• What needs to be done:
Give the data below again exactly as written, without its pictures.

━━━━

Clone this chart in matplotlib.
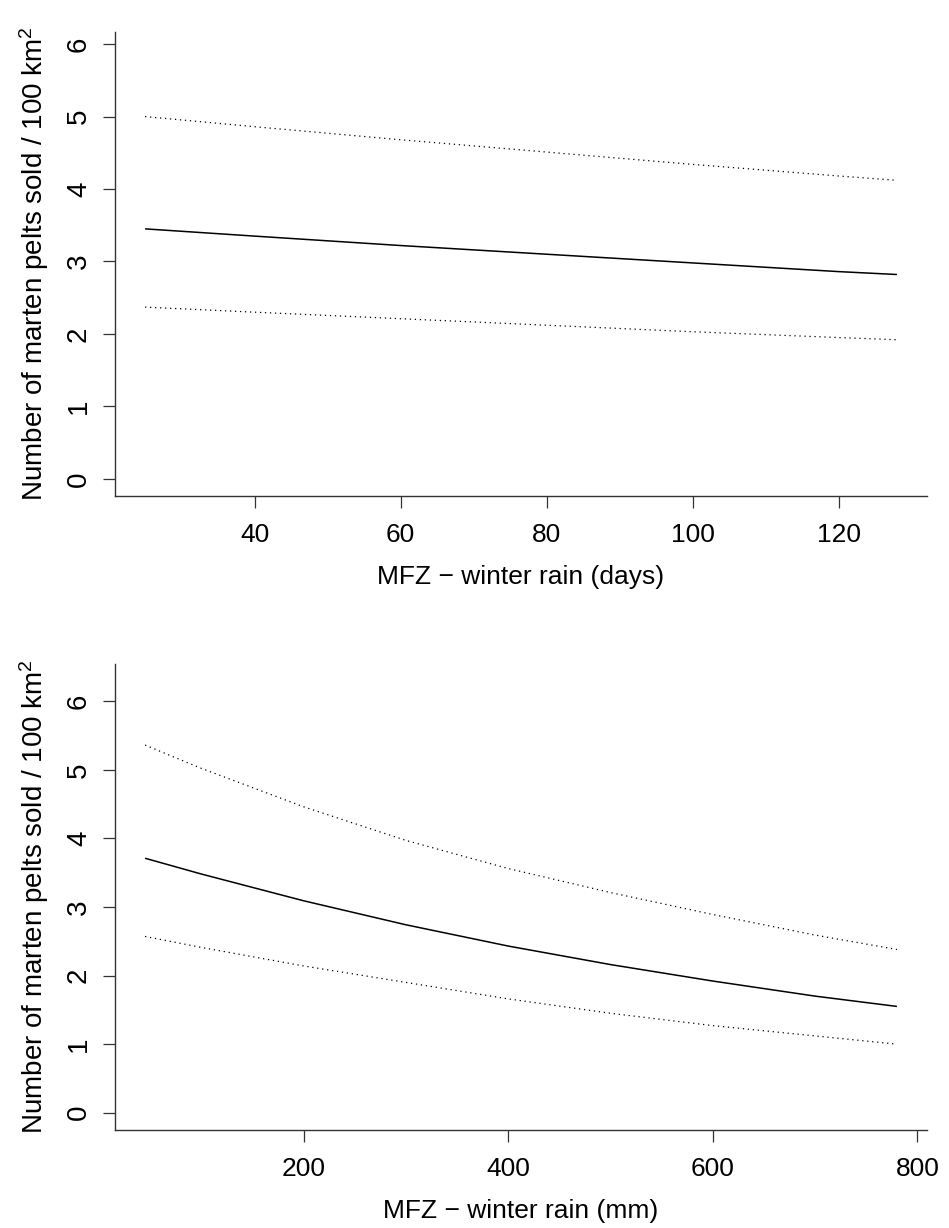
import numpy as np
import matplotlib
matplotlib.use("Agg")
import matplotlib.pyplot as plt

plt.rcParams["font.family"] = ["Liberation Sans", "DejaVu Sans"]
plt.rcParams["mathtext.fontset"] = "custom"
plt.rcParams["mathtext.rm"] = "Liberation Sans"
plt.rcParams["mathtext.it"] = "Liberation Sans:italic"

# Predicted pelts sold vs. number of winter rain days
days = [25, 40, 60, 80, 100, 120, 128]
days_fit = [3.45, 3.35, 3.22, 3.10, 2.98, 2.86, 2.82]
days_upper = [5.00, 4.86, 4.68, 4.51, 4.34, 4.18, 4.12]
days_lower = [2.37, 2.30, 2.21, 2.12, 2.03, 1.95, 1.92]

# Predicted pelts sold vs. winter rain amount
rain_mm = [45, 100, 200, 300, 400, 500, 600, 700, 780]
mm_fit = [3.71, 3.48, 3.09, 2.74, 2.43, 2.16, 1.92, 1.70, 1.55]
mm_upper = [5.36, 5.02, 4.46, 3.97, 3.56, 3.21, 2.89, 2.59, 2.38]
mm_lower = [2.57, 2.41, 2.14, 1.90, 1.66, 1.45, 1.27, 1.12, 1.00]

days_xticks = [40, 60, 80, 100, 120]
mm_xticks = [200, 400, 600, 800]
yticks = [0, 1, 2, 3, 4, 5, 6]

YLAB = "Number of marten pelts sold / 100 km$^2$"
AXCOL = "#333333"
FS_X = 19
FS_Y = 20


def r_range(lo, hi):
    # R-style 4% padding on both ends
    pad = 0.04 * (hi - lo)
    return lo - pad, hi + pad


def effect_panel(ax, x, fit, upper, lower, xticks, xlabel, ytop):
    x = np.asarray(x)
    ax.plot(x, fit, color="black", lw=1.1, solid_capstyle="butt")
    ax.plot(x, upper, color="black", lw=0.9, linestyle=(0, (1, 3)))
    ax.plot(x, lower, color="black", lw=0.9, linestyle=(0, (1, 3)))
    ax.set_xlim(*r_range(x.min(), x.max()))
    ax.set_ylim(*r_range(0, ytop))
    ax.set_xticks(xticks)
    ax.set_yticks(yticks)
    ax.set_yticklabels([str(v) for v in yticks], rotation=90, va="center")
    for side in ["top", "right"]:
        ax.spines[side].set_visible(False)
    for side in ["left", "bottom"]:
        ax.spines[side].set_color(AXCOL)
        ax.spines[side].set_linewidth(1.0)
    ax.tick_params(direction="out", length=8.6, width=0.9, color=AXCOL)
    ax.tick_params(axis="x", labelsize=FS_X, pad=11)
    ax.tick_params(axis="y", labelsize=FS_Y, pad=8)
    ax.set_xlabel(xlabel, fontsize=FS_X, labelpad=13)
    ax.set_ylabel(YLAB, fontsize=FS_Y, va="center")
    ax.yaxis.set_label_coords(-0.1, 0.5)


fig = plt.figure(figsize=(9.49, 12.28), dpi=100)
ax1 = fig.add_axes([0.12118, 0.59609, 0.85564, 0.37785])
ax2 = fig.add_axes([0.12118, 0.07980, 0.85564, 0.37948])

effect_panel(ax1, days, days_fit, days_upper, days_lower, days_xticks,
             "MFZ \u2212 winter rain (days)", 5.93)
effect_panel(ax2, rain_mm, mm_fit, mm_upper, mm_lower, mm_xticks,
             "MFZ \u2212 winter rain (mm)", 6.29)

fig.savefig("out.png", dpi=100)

━━━━

• Solution:
Clone this chart in matplotlib.
import numpy as np
import matplotlib
matplotlib.use("Agg")
import matplotlib.pyplot as plt

plt.rcParams["font.family"] = ["Liberation Sans", "DejaVu Sans"]
plt.rcParams["mathtext.fontset"] = "custom"
plt.rcParams["mathtext.rm"] = "Liberation Sans"
plt.rcParams["mathtext.it"] = "Liberation Sans:italic"

# Predicted pelts sold vs. number of winter rain days
days = [25, 40, 60, 80, 100, 120, 128]
days_fit = [3.45, 3.35, 3.22, 3.10, 2.98, 2.86, 2.82]
days_upper = [5.00, 4.86, 4.68, 4.51, 4.34, 4.18, 4.12]
days_lower = [2.37, 2.30, 2.21, 2.12, 2.03, 1.95, 1.92]

# Predicted pelts sold vs. winter rain amount
rain_mm = [45, 100, 200, 300, 400, 500, 600, 700, 780]
mm_fit = [3.71, 3.48, 3.09, 2.74, 2.43, 2.16, 1.92, 1.70, 1.55]
mm_upper = [5.36, 5.02, 4.46, 3.97, 3.56, 3.21, 2.89, 2.59, 2.38]
mm_lower = [2.57, 2.41, 2.14, 1.90, 1.66, 1.45, 1.27, 1.12, 1.00]

days_xticks = [40, 60, 80, 100, 120]
mm_xticks = [200, 400, 600, 800]
yticks = [0, 1, 2, 3, 4, 5, 6]

YLAB = "Number of marten pelts sold / 100 km$^2$"
AXCOL = "#333333"
FS_X = 19
FS_Y = 20


def r_range(lo, hi):
    # R-style 4% padding on both ends
    pad = 0.04 * (hi - lo)
    return lo - pad, hi + pad


def effect_panel(ax, x, fit, upper, lower, xticks, xlabel, ytop):
    x = np.asarray(x)
    ax.plot(x, fit, color="black", lw=1.1, solid_capstyle="butt")
    ax.plot(x, upper, color="black", lw=0.9, linestyle=(0, (1, 3)))
    ax.plot(x, lower, color="black", lw=0.9, linestyle=(0, (1, 3)))
    ax.set_xlim(*r_range(x.min(), x.max()))
    ax.set_ylim(*r_range(0, ytop))
    ax.set_xticks(xticks)
    ax.set_yticks(yticks)
    ax.set_yticklabels([str(v) for v in yticks], rotation=90, va="center")
    for side in ["top", "right"]:
        ax.spines[side].set_visible(False)
    for side in ["left", "bottom"]:
        ax.spines[side].set_color(AXCOL)
        ax.spines[side].set_linewidth(1.0)
    ax.tick_params(direction="out", length=8.6, width=0.9, color=AXCOL)
    ax.tick_params(axis="x", labelsize=FS_X, pad=11)
    ax.tick_params(axis="y", labelsize=FS_Y, pad=8)
    ax.set_xlabel(xlabel, fontsize=FS_X, labelpad=13)
    ax.set_ylabel(YLAB, fontsize=FS_Y, va="center")
    ax.yaxis.set_label_coords(-0.1, 0.5)


fig = plt.figure(figsize=(9.49, 12.28), dpi=100)
ax1 = fig.add_axes([0.12118, 0.59609, 0.85564, 0.37785])
ax2 = fig.add_axes([0.12118, 0.07980, 0.85564, 0.37948])

effect_panel(ax1, days, days_fit, days_upper, days_lower, days_xticks,
             "MFZ \u2212 winter rain (days)", 5.93)
effect_panel(ax2, rain_mm, mm_fit, mm_upper, mm_lower, mm_xticks,
             "MFZ \u2212 winter rain (mm)", 6.29)

fig.savefig("out.png", dpi=100)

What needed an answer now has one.